- Born: 1 January 1975 (age 51) Mauritania
- Other names: Abu Hafs al-Mauritani Khalid al-Shanqiti Mafouz Walad al-Walid
- Known for: Islamic scholar and poet affiliated with al-Qaeda until the 11 September 2001 attacks.

= Mahfouz Ould al-Walid =

Member of al-Qaeda

Mahfouz Ould al-Walid (محفوظ ولد الوالد; born 1 January 1975), kunya Abu Hafs al-Mauritani (أبو حفص الموريتاني), is a Mauritanian Islamic scholar and poet previously associated with al-Qaeda. A veteran of the Soviet–Afghan War, he served on al-Qaeda's Shura Council and ran a religious school called the Institute of Islamic Studies in Kandahar, Afghanistan, from the late 1990s until the American invasion of Afghanistan in 2001.

Along with Saeed al-Masri and Saif al-Adel, al-Walid opposed the September 11 attacks two months prior to their execution. Under interrogation, Khalid Sheikh Mohammed said that al-Walid had opposed any large-scale attack against the United States and wrote bin Laden a stern letter warning against any such action, quoting the Quran.

Al-Walid fled from Afghanistan to Iran after the American invasion and was held there under house arrest from 2003 until April 2012. At that time, Iran extradited him to Mauritania, where he was held in prison until his release on 7 July 2012. He was released after renouncing his ties to al-Qaeda and condemning the 11 September attacks.

==Life==
The publisher of the magazine Al-Talib (The Student), al-Walid wrote poetry that attracted the attention of Osama bin Laden, and was invited to give spiritual lectures to mujahideen at Afghan training camps. Sometime in late 2000 or early 2001, bin Laden was videotaped reciting al-Walid's poem "Thoughts Over al-Aqsa Intifadah".

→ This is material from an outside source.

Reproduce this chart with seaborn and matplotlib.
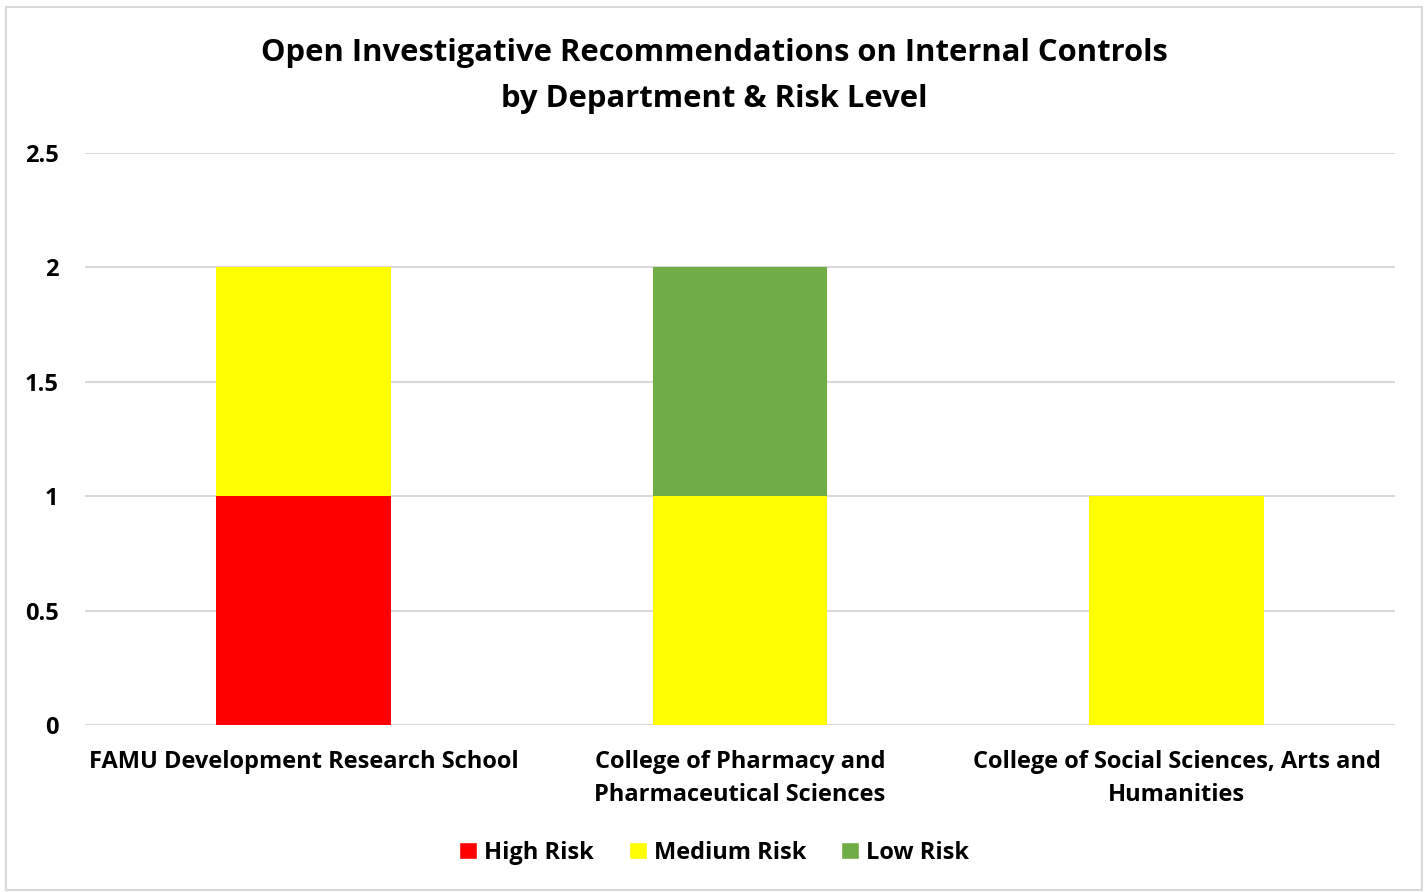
import numpy as np
import pandas as pd
import seaborn as sns
import matplotlib.pyplot as plt
from matplotlib.patches import Rectangle, Patch

departments = ["FAMU Development Research School",
               "College of Pharmacy and\nPharmaceutical Sciences",
               "College of Social Sciences, Arts and\nHumanities"]
high_risk = [1, 0, 0]
medium_risk = [1, 1, 1]
low_risk = [0, 1, 0]
series_names = ["High Risk", "Medium Risk", "Low Risk"]
series_colors = ["#FF0000", "#FFFF00", "#70AD47"]
yticks = [0, 0.5, 1, 1.5, 2, 2.5]
ytick_labels = ["0", "0.5", "1", "1.5", "2", "2.5"]

sns.set_style("white")
plt.rcParams['font.family'] = ['Open Sans', 'DejaVu Sans']
plt.rcParams['text.color'] = 'black'
plt.rcParams['xtick.color'] = 'black'
plt.rcParams['ytick.color'] = 'black'

df = pd.DataFrame({"dept": departments, "High Risk": high_risk,
                   "Medium Risk": medium_risk, "Low Risk": low_risk})

fig = plt.figure(figsize=(14.28, 8.92), dpi=100)
ax = fig.add_axes([85 / 1428, 1 - 725 / 892, 1310 / 1428, 572 / 892])

# 堆叠柱状图
bottom = np.zeros(len(df))
for name, color in zip(series_names, series_colors):
    sns.barplot(data=df, x="dept", y=name, color=color, width=0.4,
                bottom=bottom, saturation=1, linewidth=0, ax=ax, zorder=3)
    bottom = bottom + df[name].values

ax.set_ylim(0, 2.5)
ax.set_yticks(yticks)
ax.set_yticklabels(ytick_labels)
ax.yaxis.grid(True, color="#D9D9D9", linewidth=1.5, zorder=0)
ax.set_axisbelow(True)
for s in ax.spines.values():
    s.set_visible(False)
ax.tick_params(axis="both", length=0, labelsize=17)
ax.tick_params(axis="y", pad=19)
ax.tick_params(axis="x", pad=18)
for lab in ax.get_xticklabels() + ax.get_yticklabels():
    lab.set_fontweight("bold")
    lab.set_linespacing(1.5)
ax.set_xlabel("")
ax.set_ylabel("")

fig.text(0.5, 1 - 76 / 892,
         "Open Investigative Recommendations on Internal Controls\nby Department & Risk Level",
         ha="center", va="center", fontsize=22.3, fontweight="bold", linespacing=1.7)

handles = [Patch(facecolor=c, label=n) for n, c in zip(series_names, series_colors)]
fig.legend(handles=handles, loc="center", bbox_to_anchor=(0.5, 1 - 853 / 892),
           ncol=3, frameon=False, prop={"size": 17, "weight": "bold"},
           handlelength=0.75, handleheight=0.75, handletextpad=0.3, columnspacing=1.5)

fig.patches.append(Rectangle((6 / 1428, 0.002), 1416 / 1428, 1 - 7 / 892 - 0.002,
                             transform=fig.transFigure, fill=False,
                             edgecolor="#D9D9D9", linewidth=1.5))

fig.savefig("out.png", dpi=100)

It was later suggested that he had traveled to Iraq in early 1998 in an attempt to meet with Saddam Hussein, but was turned away as the leader did not want to create problems for his country.

Later in 1998, the United States learned al-Walid was staying in Room 13 at the Dana Hotel in Khartoum, and President Bill Clinton sought to have him killed or preferably renditioned to a friendly country for interrogation. When a plan was finally made to capture him using another country's officials, he had already left Sudan.

In 1998, Germany began monitoring Mohamedou Ould Slahi's accounts, and it was noticed that al-Walid had asked him to spare some money twice, resulting in a DM8,000 transfer in December and one other situation in which he sent him money. In January 1999, al-Walid telephoned Salahi using a monitored satellite phone he borrowed from Bin Laden. He was initially labeled as being the same person as Slahi by the Office of Foreign Assets Control, who amended their list in June 2007 to distinguish the two people. It was later suggested they were brothers-in-law, cousins or cousins-in-law. The confusion seemed to stem from the fact that al-Walid's wife and Salahi's wife were sisters.

In mid-2000, al-Walid was approached by Ahmed al-Nami and Mushabib al-Hamlan who asked him about becoming suicide operatives.

Ayman al-Zawahiri has credited al-Walid's book Islamic Action Between the Motives of Unit and the Advocates of Conflict as being one of the driving forces behind convincing al-Qaeda to merge with Egyptian Islamic Jihad in June 2001.

==War on terror==

It is believed that the American invasion of Afghanistan following the September 11 attacks by Bin Laden actually drove al-Walid away from al-Qaeda and that he and a number of other discontented former members moved to the south to avoid connection with the ongoing fight. He was said to be opposed to the attacks both because he feared that the Americans would respond with force, but also because he felt that killing American civilians could not be justified on religious grounds.

The United States accused him of entering Iraq again in an attempt to get Saddam Hussein to negotiate but stated that he was rebuffed on the same terms as his first visit. He was reported killed twice, the second time following a 8 January 2002, airstrike in Zawar Kili, outside of Khost.

When Shadi Abdellah was arrested in 2002, he cooperated with authorities, but suggested that Abu Musab al-Zarqawi and Osama bin Laden were not as closely linked as previously believed, in large part because al-Zarqawi disagreed with many of the sentiments put forward by al-Walid for al-Qaeda.

Zawahiri continued to speak positively of the role al-Walid played in encouraging Pan-Islamic peace and cooperation.

Libyan Islamist Nomam Benothman also indicated in a letter to Bin Laden that he, al-Walid, and Al Qaeda security official Abu Muhammad al-Zayat opposed the 9/11 attacks.

In the 2008 Chilean book El Norte de Africa en la Intriga de al Qaeda, author Carlos Saldivia suggested that al-Walid was involved in the 2003 Casablanca bombings.